Sunday, July 13, 2014

American Friendship Dolls

American Blue Eyed Dolls

In 1926, in a time of growing tensions between Japan and the US, Dr Sidney L. Gurlick came up with the idea to have american children send dolls to the children of Japan.
The Committee On World Friendship Among Children organized a campaign to gather dolls and send them to Japan in time to celebrate the Hina Matsuri (there are several articles on Hina Matsuri Doll Festival on Doll College) on March 3, 1927,  Many children and adults took part in the project and 12, 739 dolls were sent to japan as goodwill ambassadors.
Each doll had a name, passport, train and steamship ticket.  Also included was a handwritten letter by the dolls contributor.
When the dolls arrived in Japan, they were enthusiastically received in welcoming ceremonies throughout Japan.  The dolls were sent to kindergarten and elementary schools throughout the country.  The Japanese children loved the dolls very much.
The dolls soon became know as the, "Blue Eyed Dolls" based upon a popular song titled "Blue Eyed Doll" by Ujo Naguchi who wrote many famous childrens songs.  (Not all of the dolls are blue eyed)
Despite this effort to foster peace and understanding war came in 1941.  During the war the Japanese government in 1943 ordered that all of the American "Blue Eyed Dolls" be destroyed since they were considered "enemy dolls".  As a  result many dolls were destroyed by the teachers at the schools in front of the children in many vicious ways such as stabbing the dolls or ripping them apart and stomping on them.  Also many of these dolls were destroyed by American bombs.
Despite the government order and the bombs,, many Japanese school teachers hid the dolls at the risk of being condemned and punished.  About 300 of the original American Blue Eyed Dolls have survived and been  found.  These dolls today are treasured by Japan's people since these represent the survival of the ideal of international peace, goodwill, and understanding despite the efforts to surpress it by militaristic propaganda during World War ll.  The willingness of many brave Japanese teachers and others to risk their lives highlights the ideal of the "Blue Eyed Dolls" as ambassadors sent to Japan in 1927.
Many schools today have web sites that have pictures and references to these dolls.  These dolls today are considered precious objects to help children understand the meaning of peace.
Below is a picture of nine of the dolls that have survived in one school district that originally had 349.

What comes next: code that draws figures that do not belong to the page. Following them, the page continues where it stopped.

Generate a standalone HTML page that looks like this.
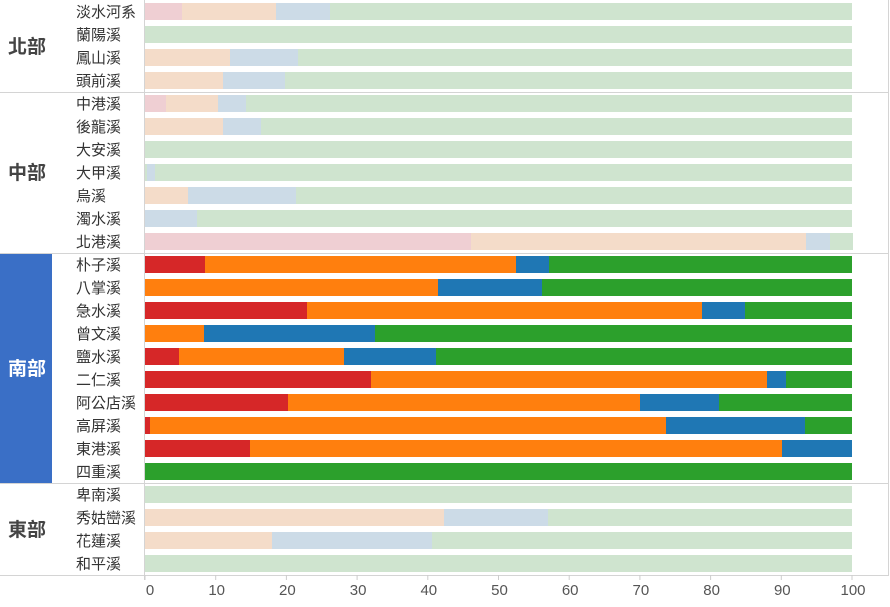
<!DOCTYPE html>
<html><head><meta charset="utf-8"><style>
body{margin:0;background:#fff;}
text{font-family:"Liberation Sans","Noto Sans CJK TC",sans-serif;}
</style></head><body>
<svg width="890" height="602" xmlns="http://www.w3.org/2000/svg">
<rect x="0" y="253" width="52" height="230" fill="#3a6fc6"/>
<g id="bars"></g>
<g stroke="#d4d4d4" stroke-width="1">
<line x1="0" y1="92.5" x2="889" y2="92.5"/>
<line x1="0" y1="253.5" x2="889" y2="253.5"/>
<line x1="0" y1="483.5" x2="889" y2="483.5"/>
<line x1="0" y1="575.5" x2="889" y2="575.5"/>
<line x1="144.5" y1="0" x2="144.5" y2="580"/>
<line x1="888.5" y1="0" x2="888.5" y2="576"/>
</g>
<g font-size="19" font-weight="bold" fill="#444" text-anchor="middle">
<text x="27" y="53">北部</text>
<text x="27" y="179">中部</text>
<text x="27" y="375" fill="#fff">南部</text>
<text x="27" y="536">東部</text>
</g>
<g id="names" font-size="15" fill="#333"></g>
<g id="ticks" font-size="15" fill="#555" text-anchor="middle"></g>
<script>
var rows=[
["淡水河系",[[182,'#efcfd3'],[276,'#f4dcc9'],[330,'#ccdbe7'],[852,'#cfe4cf']],1],
["蘭陽溪",[[852,'#cfe4cf']],1],
["鳳山溪",[[230,'#f4dcc9'],[298,'#ccdbe7'],[852,'#cfe4cf']],1],
["頭前溪",[[223,'#f4dcc9'],[285,'#ccdbe7'],[852,'#cfe4cf']],1],
["中港溪",[[166,'#efcfd3'],[218,'#f4dcc9'],[246,'#ccdbe7'],[852,'#cfe4cf']],1],
["後龍溪",[[223,'#f4dcc9'],[261,'#ccdbe7'],[852,'#cfe4cf']],1],
["大安溪",[[852,'#cfe4cf']],1],
["大甲溪",[[147,'#cfe4cf'],[155,'#ccdbe7'],[852,'#cfe4cf']],1],
["烏溪",[[188,'#f4dcc9'],[296,'#ccdbe7'],[852,'#cfe4cf']],1],
["濁水溪",[[197,'#ccdbe7'],[852,'#cfe4cf']],1],
["北港溪",[[471,'#efcfd3'],[806,'#f4dcc9'],[830,'#ccdbe7'],[853,'#cfe4cf']],1],
["朴子溪",[[205,'#d62728'],[516,'#ff7f0e'],[549,'#1f77b4'],[852,'#2ca02c']]],
["八掌溪",[[438,'#ff7f0e'],[542,'#1f77b4'],[852,'#2ca02c']]],
["急水溪",[[307,'#d62728'],[702,'#ff7f0e'],[745,'#1f77b4'],[852,'#2ca02c']]],
["曾文溪",[[204,'#ff7f0e'],[375,'#1f77b4'],[852,'#2ca02c']]],
["鹽水溪",[[179,'#d62728'],[344,'#ff7f0e'],[436,'#1f77b4'],[852,'#2ca02c']]],
["二仁溪",[[371,'#d62728'],[767,'#ff7f0e'],[786,'#1f77b4'],[852,'#2ca02c']]],
["阿公店溪",[[288,'#d62728'],[640,'#ff7f0e'],[719,'#1f77b4'],[852,'#2ca02c']]],
["高屏溪",[[150,'#d62728'],[666,'#ff7f0e'],[805,'#1f77b4'],[852,'#2ca02c']]],
["東港溪",[[250,'#d62728'],[782,'#ff7f0e'],[852,'#1f77b4']]],
["四重溪",[[852,'#2ca02c']]],
["卑南溪",[[852,'#cfe4cf']]],
["秀姑巒溪",[[444,'#f4dcc9'],[548,'#ccdbe7'],[852,'#cfe4cf']]],
["花蓮溪",[[272,'#f4dcc9'],[432,'#ccdbe7'],[852,'#cfe4cf']]],
["和平溪",[[852,'#cfe4cf']]]
];
var ns="http://www.w3.org/2000/svg",b=document.getElementById('bars'),n=document.getElementById('names'),t=document.getElementById('ticks');
rows.forEach(function(r,i){var y=3+i*23,x=145;
r[1].forEach(function(s){var e=document.createElementNS(ns,'rect');e.setAttribute('x',x);e.setAttribute('y',y);e.setAttribute('width',s[0]-x);e.setAttribute('height',17);e.setAttribute('fill',s[1]);b.appendChild(e);x=s[0];});
var tx=document.createElementNS(ns,'text');tx.setAttribute('x',76);tx.setAttribute('y',y+14);tx.textContent=r[0];n.appendChild(tx);});
for(var k=0;k<=10;k++){var x=145+k*70.7;var l=document.createElementNS(ns,'line');l.setAttribute('x1',x);l.setAttribute('x2',x);l.setAttribute('y1',575);l.setAttribute('y2',580);l.setAttribute('stroke','#ccc');t.appendChild(l);
var tx=document.createElementNS(ns,'text');tx.setAttribute('x',x+(k==0?5:1));tx.setAttribute('y',595);tx.textContent=k*10;t.appendChild(tx);}
</script>
</svg>
</body></html>
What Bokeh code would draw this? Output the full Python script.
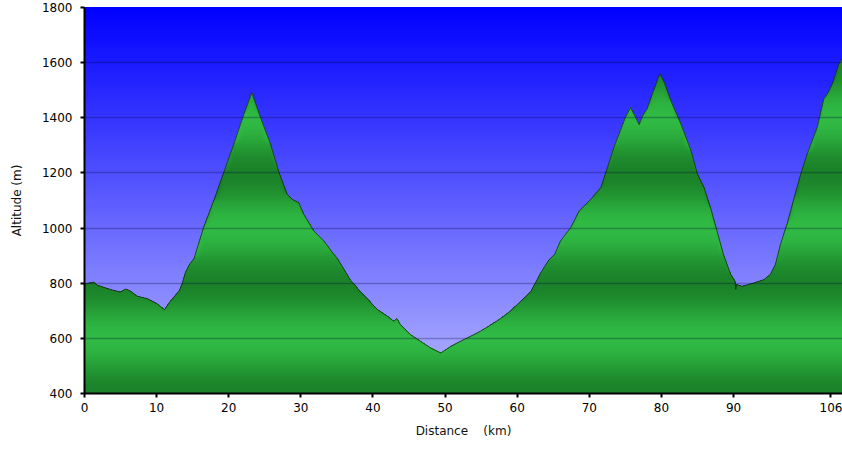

Photos of the 9 Blue-eyed Dolls of Aichi Prefecture

Starting in 1996 with only two Japanese schools with web pages about the dolls, it increased to 35 by the year 2000.   As the internet grows and its use by schools increases so do the "Blue Eyed Doll" pages.
American and Japanese children still receive dolls from their overseas friends.  These dolls delight the children and give them a better understanding of other cultures.  The internet makes it easier to spread this message of goodwill.